WORK INSTRUCTIONS -
Leave out the pictures and repeat exactly the lines between the one containing "Recreate this image" and the one containing "fig.text(1075 / W, 1", inclusive.

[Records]
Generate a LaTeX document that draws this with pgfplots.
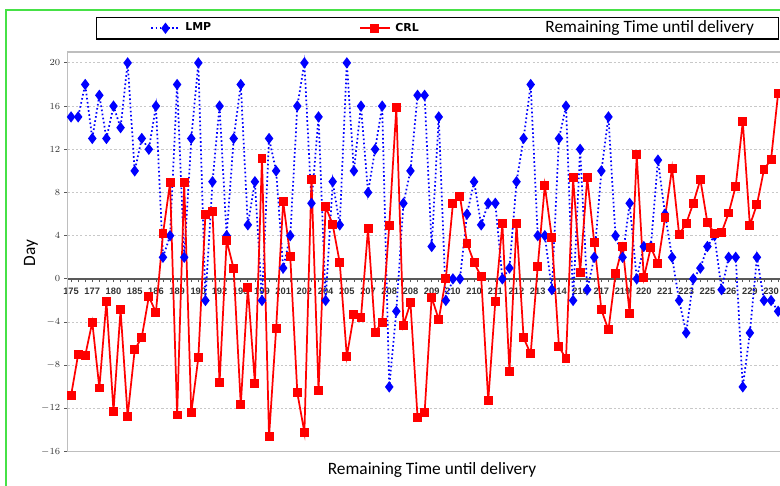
\documentclass[border=0pt]{standalone}
\usepackage{pgfplots}
\pgfplotsset{compat=1.18}
\usepackage{fontspec}
\setmainfont{Carlito}
\newfontfamily\tickfont{Liberation Sans}
\newfontfamily\legfont{DejaVu Sans}
\definecolor{framegray}{RGB}{190,190,190}
\definecolor{gridgray}{RGB}{200,200,200}
\definecolor{outergreen}{RGB}{70,225,70}
\definecolor{lmpblue}{RGB}{0,0,255}
\definecolor{crlred}{RGB}{255,0,0}
\pgfplotsset{
  lmpleg/.style={legend image code/.code={\path (-40.5pt,0pt); \draw[##1,mark repeat=2,mark phase=2] plot coordinates {(0pt,0pt) (10.5pt,0pt) (21pt,0pt)};}},
  crlleg/.style={legend image code/.code={\draw[##1,mark repeat=2,mark phase=2] plot coordinates {(0pt,0pt) (11pt,0pt) (22pt,0pt)};}},
}
\begin{document}
\begin{tikzpicture}
\useasboundingbox (0,0) rectangle (585pt,363.75pt);
\draw[outergreen, line width=1.1pt] (4.5pt,-5pt) -- (4.5pt,356.25pt) -- (600pt,356.25pt);
\begin{axis}[
  at={(50.65pt,24.98pt)}, anchor=south west,
  scale only axis, width=535.6pt, height=299.7pt,
  xmin=-0.5, xmax=100.5, ymin=-16, ymax=21,
  axis x line=middle, axis y line=left,
  axis line style={-},
  x axis line style={black!65, line width=1.1pt},
  y axis line style={framegray, line width=1.2pt},
  xtick={0,3,...,99},
  xticklabels={175,177,180,185,186,189,190,192,195,199,201,202,204,205,207,208,208,209,210,210,211,212,213,214,216,217,219,220,221,223,225,226,229,230},
  minor xtick={0,...,100},
  ytick={-16,-12,...,20},
  tick align=outside,
  major tick length=2.5pt, minor tick length=2.5pt,
  x tick style={black!65, line width=0.6pt},
  y tick style={black!65, line width=0.6pt},
  tick label style={font=\tickfont\bfseries\fontsize{7}{8}\selectfont, text=black!80},
  xticklabel style={yshift=-0.5pt},
  yticklabel style={xshift=0.5pt},
  ymajorgrids,
  grid style={gridgray, line width=0.8pt, dash pattern=on 1.6pt off 1.6pt},
  every axis y label/.style={at={(axis description cs:-0.0511,0.497)}, rotate=90, anchor=center, font=\fontsize{13}{15}\selectfont},
  every axis x label/.style={at={(axis description cs:0.5105,-0.0458)}, anchor=center, font=\fontsize{13}{15}\selectfont},
  ylabel={Day},
  xlabel={Remaining Time until delivery},
  clip=false,
  legend columns=3,
  legend style={at={(0.0399,1.0878)}, anchor=north west, draw=black, line width=0.9pt,
    inner xsep=0pt, inner ysep=2.5pt,
    nodes={inner sep=0pt, text depth=0.2em},
    /tikz/every odd column/.append style={column sep=3.75pt},
    /tikz/every even column/.append style={column sep=0pt}},
]
\draw[framegray, line width=1.2pt] (rel axis cs:0,0) rectangle (rel axis cs:1,1);
\addplot[lmpblue, line width=1.3pt, dash pattern=on 1.2pt off 1.9pt,
  mark=diamond*, mark size=3.2pt, mark options={solid, fill=lmpblue}, lmpleg]
coordinates {
(0,15)(1,15)(2,18)(3,13)(4,17)(5,13)(6,16)(7,14)(8,20)(9,10)
(10,13)(11,12)(12,16)(13,2)(14,4)(15,18)(16,2)(17,13)(18,20)(19,-2)
(20,9)(21,16)(22,4)(23,13)(24,18)(25,5)(26,9)(27,-2)(28,13)(29,10)
(30,1)(31,4)(32,16)(33,20)(34,7)(35,15)(36,-2)(37,9)(38,5)(39,20)
(40,10)(41,16)(42,8)(43,12)(44,16)(45,-10)(46,-3)(47,7)(48,10)(49,17)
(50,17)(51,3)(52,15)(53,-2)(54,0)(55,0)(56,6)(57,9)(58,5)(59,7)
(60,7)(61,0)(62,1)(63,9)(64,13)(65,18)(66,4)(67,4)(68,-1)(69,13)
(70,16)(71,-2)(72,12)(73,-1)(74,2)(75,10)(76,15)(77,4)(78,2)(79,7)
(80,0)(81,3)(82,3)(83,11)(84,6)(85,2)(86,-2)(87,-5)(88,0)(89,1)
(90,3)(91,4)(92,-1)(93,2)(94,2)(95,-10)(96,-5)(97,2)(98,-2)(99,-2)
(100,-3)
};
\addlegendentry{\makebox[130.5pt][l]{\legfont\bfseries\fontsize{8.2}{10}\selectfont LMP}}
\addplot[crlred, line width=1.3pt, mark=square*, mark size=2.7pt, mark options={solid, fill=crlred}, crlleg]
coordinates {
(0,-10.8)(1,-7.0)(2,-7.1)(3,-4.0)(4,-10.1)(5,-2.07)(6,-12.25)(7,-2.87)(8,-12.7)(9,-6.57)
(10,-5.4)(11,-1.64)(12,-3.09)(13,4.17)(14,8.9)(15,-12.6)(16,8.9)(17,-12.4)(18,-7.3)(19,5.96)
(20,6.2)(21,-9.63)(22,3.55)(23,0.93)(24,-11.67)(25,-0.83)(26,-9.66)(27,11.17)(28,-14.6)(29,-4.63)
(30,7.16)(31,2.07)(32,-10.56)(33,-14.2)(34,9.2)(35,-10.34)(36,6.7)(37,5.03)(38,1.5)(39,-7.16)
(40,-3.33)(41,-3.6)(42,4.63)(43,-4.94)(44,-4.0)(45,4.94)(46,15.83)(47,-4.32)(48,-2.22)(49,-12.8)
(50,-12.4)(51,-1.7)(52,-3.77)(53,0)(54,6.94)(55,7.65)(56,3.3)(57,1.5)(58,0.2)(59,-11.27)
(60,-2.07)(61,5.1)(62,-8.58)(63,5.1)(64,-5.46)(65,-6.94)(66,1.14)(67,8.64)(68,3.8)(69,-6.27)
(70,-7.4)(71,9.35)(72,0.62)(73,9.35)(74,3.33)(75,-2.87)(76,-4.72)(77,0.46)(78,3.02)(79,-3.18)
(80,11.48)(81,0.1)(82,2.93)(83,1.39)(84,5.7)(85,10.25)(86,4.1)(87,5.15)(88,7.0)(89,9.2)
(90,5.19)(91,4.23)(92,4.3)(93,6.1)(94,8.58)(95,14.57)(96,4.97)(97,6.88)(98,10.12)(99,11.08)
(100,17.2)
};
\addlegendentry{\makebox[108.75pt][l]{\legfont\bfseries\fontsize{8.2}{10}\selectfont CRL}}
\addlegendimage{empty legend}
\addlegendentry{\makebox[174.75pt][l]{\fontsize{13}{15}\selectfont Remaining Time until delivery}}
\end{axis}
\end{tikzpicture}
\end{document}
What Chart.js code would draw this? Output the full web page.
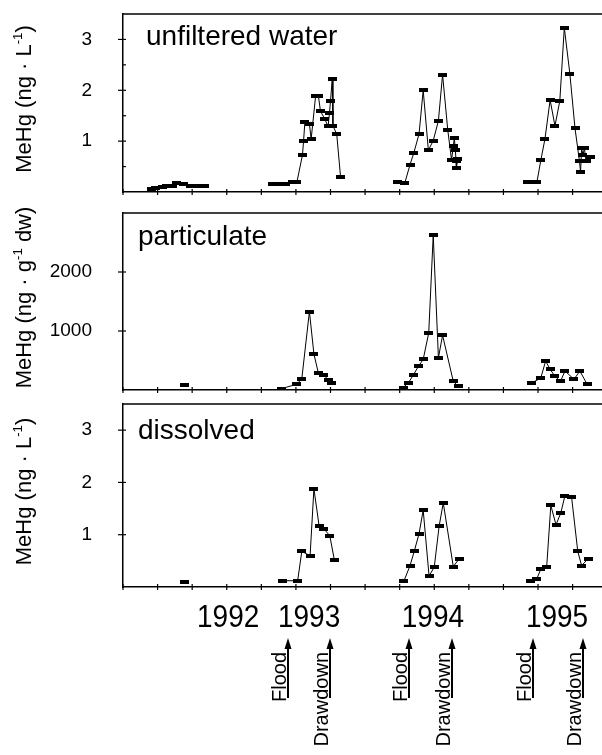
<!DOCTYPE html>
<html><head><meta charset="utf-8">
<script src="https://cdn.jsdelivr.net/npm/chart.js@4.4.0/dist/chart.umd.min.js"></script>
<style>
html,body{margin:0;padding:0;background:#fff;}
#wrap{position:relative;width:602px;height:755px;overflow:hidden;background:#fff;}
canvas{position:absolute;left:0;}
</style></head><body>
<div id="wrap">
<canvas id="c1" width="602" height="200" style="top:0px"></canvas>
<canvas id="c2" width="602" height="200" style="top:200px"></canvas>
<canvas id="c3" width="602" height="355" style="top:400px"></canvas>
</div>
<script>
// x values: days counted from the start of 1992 (approximate), null = break between seasons
const xTicks = [0,100,200,300,400,500,600,700,800,900,1000,1100,1200,1300];
const xMax = 1385;
const yearLabels = ['1992','1993','1994','1995'];
const yearLabelDays = [304, 538, 896, 1255];
const eventLabels = ['Flood','Drawdown','Flood','Drawdown','Flood','Drawdown'];
const eventDays = [477, 598, 827, 951, 1185, 1330];

const unfilteredDays = [81,95,113,127,142,156,174,194,217,237, null,
  431,451,471,489,503,519,522,526,539,544,557,565,571,583,593,597,600,605,607,618,629, null,
  795,815,830,841,856,868,883,897,912,924,939,950,955,958,961,963,964,968, null,
  1171,1197,1208,1220,1235,1249,1263,1276,1292,1307,1320,1323,1326,1330,1334,1339,1353];
const unfilteredValues = [0.06,0.07,0.09,0.11,0.12,0.17,0.15,0.11,0.11,0.11, null,
  0.15,0.15,0.16,0.2,0.2,0.73,1.0,1.38,1.34,1.04,1.89,1.89,1.59,1.44,1.29,1.55,1.79,2.22,1.3,1.14,0.3, null,
  0.2,0.18,0.54,0.77,1.14,2.0,0.82,1.01,1.4,2.31,1.22,0.63,0.9,1.06,0.83,0.6,0.47,0.65, null,
  0.19,0.2,0.62,1.04,1.81,1.3,1.79,3.23,2.33,1.25,0.6,0.39,0.86,0.73,0.86,0.6,0.69];

const particulateDays = [179, null,
  459,502,517,539,552,565,581,594,603, null,
  810,825,839,854,868,884,897,912,924,955,969, null,
  1182,1208,1222,1235,1249,1265,1278,1304,1321,1342];
const particulateValues = [80, null,
  24,97,190,1330,610,285,250,170,125, null,
  41,119,249,400,518,966,2622,545,927,147,63, null,
  119,203,492,351,232,147,322,181,322,97];

const dissolvedDays = [179, null,
  462,505,517,541,552,567,581,598,611, null,
  812,830,842,856,868,885,900,914,926,955,972, null,
  1177,1196,1208,1225,1237,1252,1266,1278,1297,1315,1326,1345];
const dissolvedValues = [0.09, null,
  0.12,0.12,0.68,0.6,1.88,1.17,1.11,0.98,0.52, null,
  0.11,0.41,0.68,1.02,1.47,0.21,0.38,1.16,1.61,0.39,0.54, null,
  0.12,0.15,0.34,0.38,1.56,1.19,1.42,1.75,1.72,0.68,0.41,0.54];

const yTicksUnfiltered = [1,2,3];
const yMinorUnfiltered = [0.5,1.5,2.5];
const yTicksParticulate = [1000,2000];
const yTicksDissolved = [1,2,3];

const FONT = '"Liberation Sans", Arial, Helvetica, sans-serif';

// marker: small horizontal black bar
const marker = document.createElement('canvas');
marker.width = 9; marker.height = 4;
(function(){ const m = marker.getContext('2d'); m.fillStyle = '#000'; m.fillRect(0,0,9,4); })();

function drawRotTitle(ctx, parts, baseX, cy, size) {
  ctx.save();
  let w = 0;
  const segs = parts.map(p => {
    const fs = p.sup ? size * 0.6 : size;
    ctx.font = fs + 'px ' + FONT;
    const m = ctx.measureText(p.t).width;
    w += m;
    return {p, fs, m};
  });
  ctx.translate(baseX, cy);
  ctx.rotate(-Math.PI / 2);
  ctx.fillStyle = '#000';
  ctx.textBaseline = 'alphabetic';
  ctx.textAlign = 'left';
  let x = -w / 2;
  segs.forEach(s => {
    ctx.font = s.fs + 'px ' + FONT;
    ctx.fillText(s.p.t, x, s.p.sup ? -size * 0.4 : 0);
    x += s.m;
  });
  ctx.restore();
}

function zeroPad(s) { s.paddingTop = 0; s.paddingBottom = 0; s.paddingLeft = 0; s.paddingRight = 0; }

function framePlugin(cfg) {
  return {
    id: 'frame_' + cfg.id,
    afterDraw(chart) {
      const ctx = chart.ctx;
      const a = chart.chartArea;
      const xs = chart.scales.x, ys = chart.scales.y;
      ctx.save();
      ctx.strokeStyle = '#000';
      ctx.lineWidth = 1.5;
      // top border
      ctx.beginPath(); ctx.moveTo(a.left, a.top); ctx.lineTo(a.right, a.top); ctx.stroke();
      // x tick marks crossing the axis
      ctx.lineWidth = 1.2;
      xTicks.forEach(v => {
        const px = xs.getPixelForValue(v);
        ctx.beginPath(); ctx.moveTo(px, a.bottom - 3); ctx.lineTo(px, a.bottom + 3); ctx.stroke();
      });
      // y tick marks
      cfg.yTicks.forEach(v => {
        const py = ys.getPixelForValue(v);
        ctx.beginPath(); ctx.moveTo(a.left - 5, py); ctx.lineTo(a.left + 3, py); ctx.stroke();
      });
      (cfg.yMinor || []).forEach(v => {
        const py = ys.getPixelForValue(v);
        ctx.beginPath(); ctx.moveTo(a.left, py); ctx.lineTo(a.left + 3, py); ctx.stroke();
      });
      // panel label
      ctx.fillStyle = '#000';
      ctx.font = '28px ' + FONT;
      ctx.textAlign = 'left';
      ctx.textBaseline = 'alphabetic';
      ctx.fillText(cfg.label, a.left + cfg.labelDX, a.top + cfg.labelDY);
      // y axis title
      drawRotTitle(ctx, cfg.title, 31, (a.top + a.bottom) / 2 - 4, 22);
      // year labels and event arrows (bottom panel only)
      if (cfg.bottom) {
        yearLabels.forEach((t, i) => {
          const px = xs.getPixelForValue(yearLabelDays[i]);
          ctx.save();
          ctx.translate(px, a.bottom + 40);
          ctx.scale(1, 1.15);
          ctx.font = '28px ' + FONT;
          ctx.textAlign = 'center';
          ctx.fillText(t, 0, 0);
          ctx.restore();
        });
        eventLabels.forEach((t, i) => {
          const px = Math.round(xs.getPixelForValue(eventDays[i]));
          const tip = a.bottom + 51, end = a.bottom + 111;
          ctx.lineWidth = 2;
          ctx.beginPath(); ctx.moveTo(px, tip + 8); ctx.lineTo(px, end); ctx.stroke();
          ctx.beginPath(); ctx.moveTo(px, tip); ctx.lineTo(px - 3.5, tip + 11); ctx.lineTo(px + 3.5, tip + 11); ctx.closePath(); ctx.fill();
          ctx.save();
          ctx.translate(px - 2.5, a.bottom + 65);
          ctx.rotate(-Math.PI / 2);
          ctx.font = '20px ' + FONT;
          ctx.textAlign = 'right';
          ctx.textBaseline = 'alphabetic';
          ctx.fillText(t, 0, 0);
          ctx.restore();
        });
      }
      ctx.restore();
    }
  };
}

function makeChart(cfg) {
  const data = cfg.days.map((d, i) => ({x: d, y: cfg.values[i]}));
  return new Chart(document.getElementById(cfg.id), {
    type: 'line',
    data: {datasets: [{
      data,
      borderColor: '#000', borderWidth: 1,
      pointStyle: marker, pointRadius: 4, pointHoverRadius: 4,
      pointBackgroundColor: '#000', pointBorderColor: '#000',
      tension: 0, spanGaps: false, fill: false
    }]},
    options: {
      responsive: false, animation: false, events: [],
      layout: {autoPadding: false, padding: {top: cfg.padTop, right: 0, bottom: 0, left: 0}},
      plugins: {legend: {display: false}, tooltip: {enabled: false}},
      scales: {
        x: {
          type: 'linear', min: 0, max: xMax,
          grid: {display: false, drawTicks: false},
          border: {display: true, color: '#000', width: 1.5},
          ticks: {display: false},
          afterBuildTicks: s => { s.ticks = xTicks.map(v => ({value: v})); },
          afterFit: s => { s.height = cfg.xHeight; zeroPad(s); }
        },
        y: {
          type: 'linear', min: 0, max: cfg.yMax,
          grid: {display: false, drawTicks: false},
          border: {display: true, color: '#000', width: 1.5},
          ticks: {color: '#000', font: {family: FONT, size: 19}, padding: 31, autoSkip: false,
                  callback: v => String(v)},
          afterBuildTicks: s => { s.ticks = cfg.yTicks.map(v => ({value: v})); },
          afterFit: s => { s.width = 123; zeroPad(s); }
        }
      }
    },
    plugins: [framePlugin(cfg)]
  });
}

makeChart({id: 'c1', days: unfilteredDays, values: unfilteredValues, yMax: 3.5,
  yTicks: yTicksUnfiltered, yMinor: yMinorUnfiltered, padTop: 14, xHeight: 8,
  label: 'unfiltered water', labelDX: 23, labelDY: 31,
  title: [{t: 'MeHg (ng · L'}, {t: '-1', sup: true}, {t: ')'}]});
makeChart({id: 'c2', days: particulateDays, values: particulateValues, yMax: 3000,
  yTicks: yTicksParticulate, padTop: 13, xHeight: 10,
  label: 'particulate', labelDX: 15, labelDY: 32,
  title: [{t: 'MeHg (ng · g'}, {t: '-1', sup: true}, {t: ' dw)'}]});
makeChart({id: 'c3', days: dissolvedDays, values: dissolvedValues, yMax: 3.5,
  yTicks: yTicksDissolved, padTop: 4, xHeight: 168, bottom: true,
  label: 'dissolved', labelDX: 15, labelDY: 35,
  title: [{t: 'MeHg (ng · L'}, {t: '-1', sup: true}, {t: ')'}]});
</script>
</body></html>
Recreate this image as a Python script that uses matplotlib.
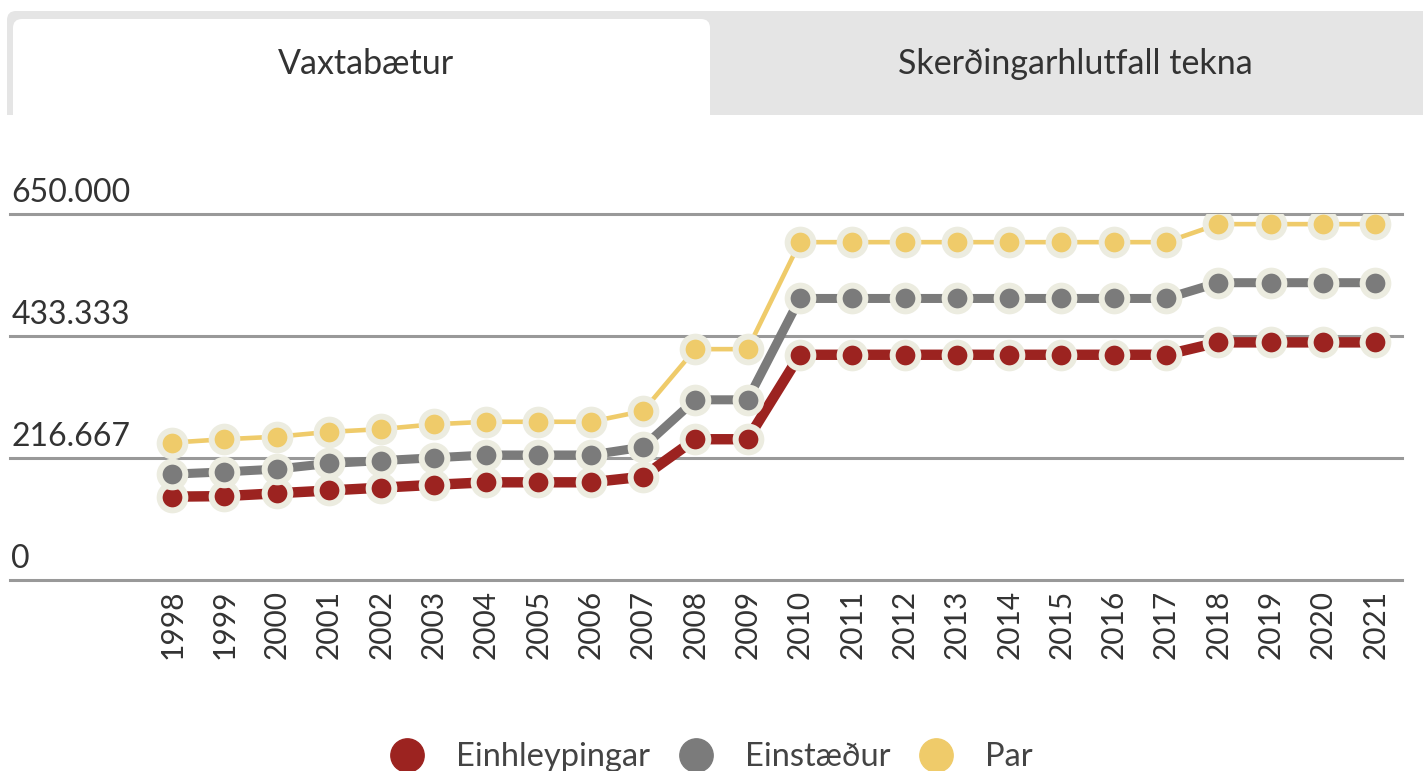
import numpy as np
import matplotlib.pyplot as plt
from matplotlib.patches import FancyBboxPatch, Rectangle
from matplotlib.lines import Line2D
from matplotlib.transforms import IdentityTransform

# Vaxtabætur (hámark) eftir fjölskyldugerð, kr.
years = list(range(1998, 2022))
einhleypingar = [148000, 149000, 154000, 159000, 164000, 169000, 173500, 173500, 173500, 183500,
                 250000, 250000, 400000, 400000, 400000, 400000, 400000, 400000, 400000, 400000,
                 422000, 422000, 422000, 422000]
einstaedur = [188000, 192000, 197000, 207000, 212000, 217000, 222000, 222000, 222000, 236000,
              320000, 320000, 500000, 500000, 500000, 500000, 500000, 500000, 500000, 500000,
              528000, 528000, 528000, 528000]
par = [244000, 250000, 254500, 263000, 268000, 276500, 281000, 281000, 281000, 300000,
       410000, 410000, 600000, 600000, 600000, 600000, 600000, 600000, 600000, 600000,
       632000, 632000, 632000, 632000]
series_names = ['Einhleypingar', 'Einstæður', 'Par']
series_colors = ['#9C2320', '#7B7B7B', '#EFCB6A']
yticks = [0, 216667, 433333, 650000]
ytick_labels = ['0', '216.667', '433.333', '650.000']
tabs = ['Vaxtabætur', 'Skerðingarhlutfall tekna']

W, H = 1423, 771
plt.rcParams['font.family'] = ['Lato', 'DejaVu Sans']
fig = plt.figure(figsize=(W / 100, H / 100), dpi=100)
fig.patch.set_facecolor('white')

def fy(p):
    # pixel from top -> display y
    return H - p

# tab bar
fig.add_artist(FancyBboxPatch((7, fy(140)), W + 20, 129, boxstyle='round,pad=0,rounding_size=9',
                              transform=IdentityTransform(), fc='#E5E5E5', ec='none'))
fig.add_artist(FancyBboxPatch((13, fy(140)), 697, 121, boxstyle='round,pad=0,rounding_size=9',
                              transform=IdentityTransform(), fc='white', ec='none'))
fig.add_artist(Rectangle((0, fy(170)), W, 55, transform=IdentityTransform(), fc='white', ec='none'))
fig.text(366 / W, 1 - 64 / H, tabs[0], ha='center', va='center', fontsize=24.5, color='#333333')
fig.text(1075 / W, 1 - 64 / H, tabs[1], ha='center', va='center', fontsize=24.5, color='#333333')

ax = fig.add_axes([10 / W, 1 - 580 / H, 1392 / W, 366 / H])
ax.set_xlim(1994.9, 2021.51)
ax.set_ylim(0, 650000)
for s in ax.spines.values():
    s.set_visible(False)
ax.set_yticks([])
for v, lab in zip(yticks, ytick_labels):
    ax.axhline(v, color='#999999', lw=2.2, clip_on=False, zorder=1)
    ax.annotate(lab, xy=(0, v), xycoords=('axes fraction', 'data'), xytext=(1, 4),
                textcoords='offset points', ha='left', va='bottom', fontsize=23, color='#333333')

widths = [7.5, 6.5, 3.3]
for vals, col, lw in zip([einhleypingar, einstaedur, par], series_colors, widths):
    ax.plot(years, vals, color=col, lw=lw, marker='o', ms=18.5, mfc=col, mec='#ECECE0', mew=4.3,
            solid_joinstyle='round', zorder=3)

ax.set_xticks(years)
ax.set_xticklabels([str(y) for y in years], rotation=90, fontsize=21.5, color='#333333')
ax.tick_params(axis='x', length=0, pad=7)

handles = [Line2D([], [], marker='o', ls='none', ms=24, color=c) for c in series_colors]
fig.legend(handles, series_names, loc='center', bbox_to_anchor=(712 / W, 14 / H), ncol=3,
           frameon=False, fontsize=23.5, handlelength=1.0, handletextpad=1.0, columnspacing=0.9,
           labelcolor='#444444')

fig.savefig('out.png', dpi=100)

COMPLETED TASK -
Recreate this image as a Python script that uses matplotlib.
import numpy as np
import matplotlib.pyplot as plt
from matplotlib.patches import FancyBboxPatch, Rectangle
from matplotlib.lines import Line2D
from matplotlib.transforms import IdentityTransform

# Vaxtabætur (hámark) eftir fjölskyldugerð, kr.
years = list(range(1998, 2022))
einhleypingar = [148000, 149000, 154000, 159000, 164000, 169000, 173500, 173500, 173500, 183500,
                 250000, 250000, 400000, 400000, 400000, 400000, 400000, 400000, 400000, 400000,
                 422000, 422000, 422000, 422000]
einstaedur = [188000, 192000, 197000, 207000, 212000, 217000, 222000, 222000, 222000, 236000,
              320000, 320000, 500000, 500000, 500000, 500000, 500000, 500000, 500000, 500000,
              528000, 528000, 528000, 528000]
par = [244000, 250000, 254500, 263000, 268000, 276500, 281000, 281000, 281000, 300000,
       410000, 410000, 600000, 600000, 600000, 600000, 600000, 600000, 600000, 600000,
       632000, 632000, 632000, 632000]
series_names = ['Einhleypingar', 'Einstæður', 'Par']
series_colors = ['#9C2320', '#7B7B7B', '#EFCB6A']
yticks = [0, 216667, 433333, 650000]
ytick_labels = ['0', '216.667', '433.333', '650.000']
tabs = ['Vaxtabætur', 'Skerðingarhlutfall tekna']

W, H = 1423, 771
plt.rcParams['font.family'] = ['Lato', 'DejaVu Sans']
fig = plt.figure(figsize=(W / 100, H / 100), dpi=100)
fig.patch.set_facecolor('white')

def fy(p):
    # pixel from top -> display y
    return H - p

# tab bar
fig.add_artist(FancyBboxPatch((7, fy(140)), W + 20, 129, boxstyle='round,pad=0,rounding_size=9',
                              transform=IdentityTransform(), fc='#E5E5E5', ec='none'))
fig.add_artist(FancyBboxPatch((13, fy(140)), 697, 121, boxstyle='round,pad=0,rounding_size=9',
                              transform=IdentityTransform(), fc='white', ec='none'))
fig.add_artist(Rectangle((0, fy(170)), W, 55, transform=IdentityTransform(), fc='white', ec='none'))
fig.text(366 / W, 1 - 64 / H, tabs[0], ha='center', va='center', fontsize=24.5, color='#333333')
fig.text(1075 / W, 1 - 64 / H, tabs[1], ha='center', va='center', fontsize=24.5, color='#333333')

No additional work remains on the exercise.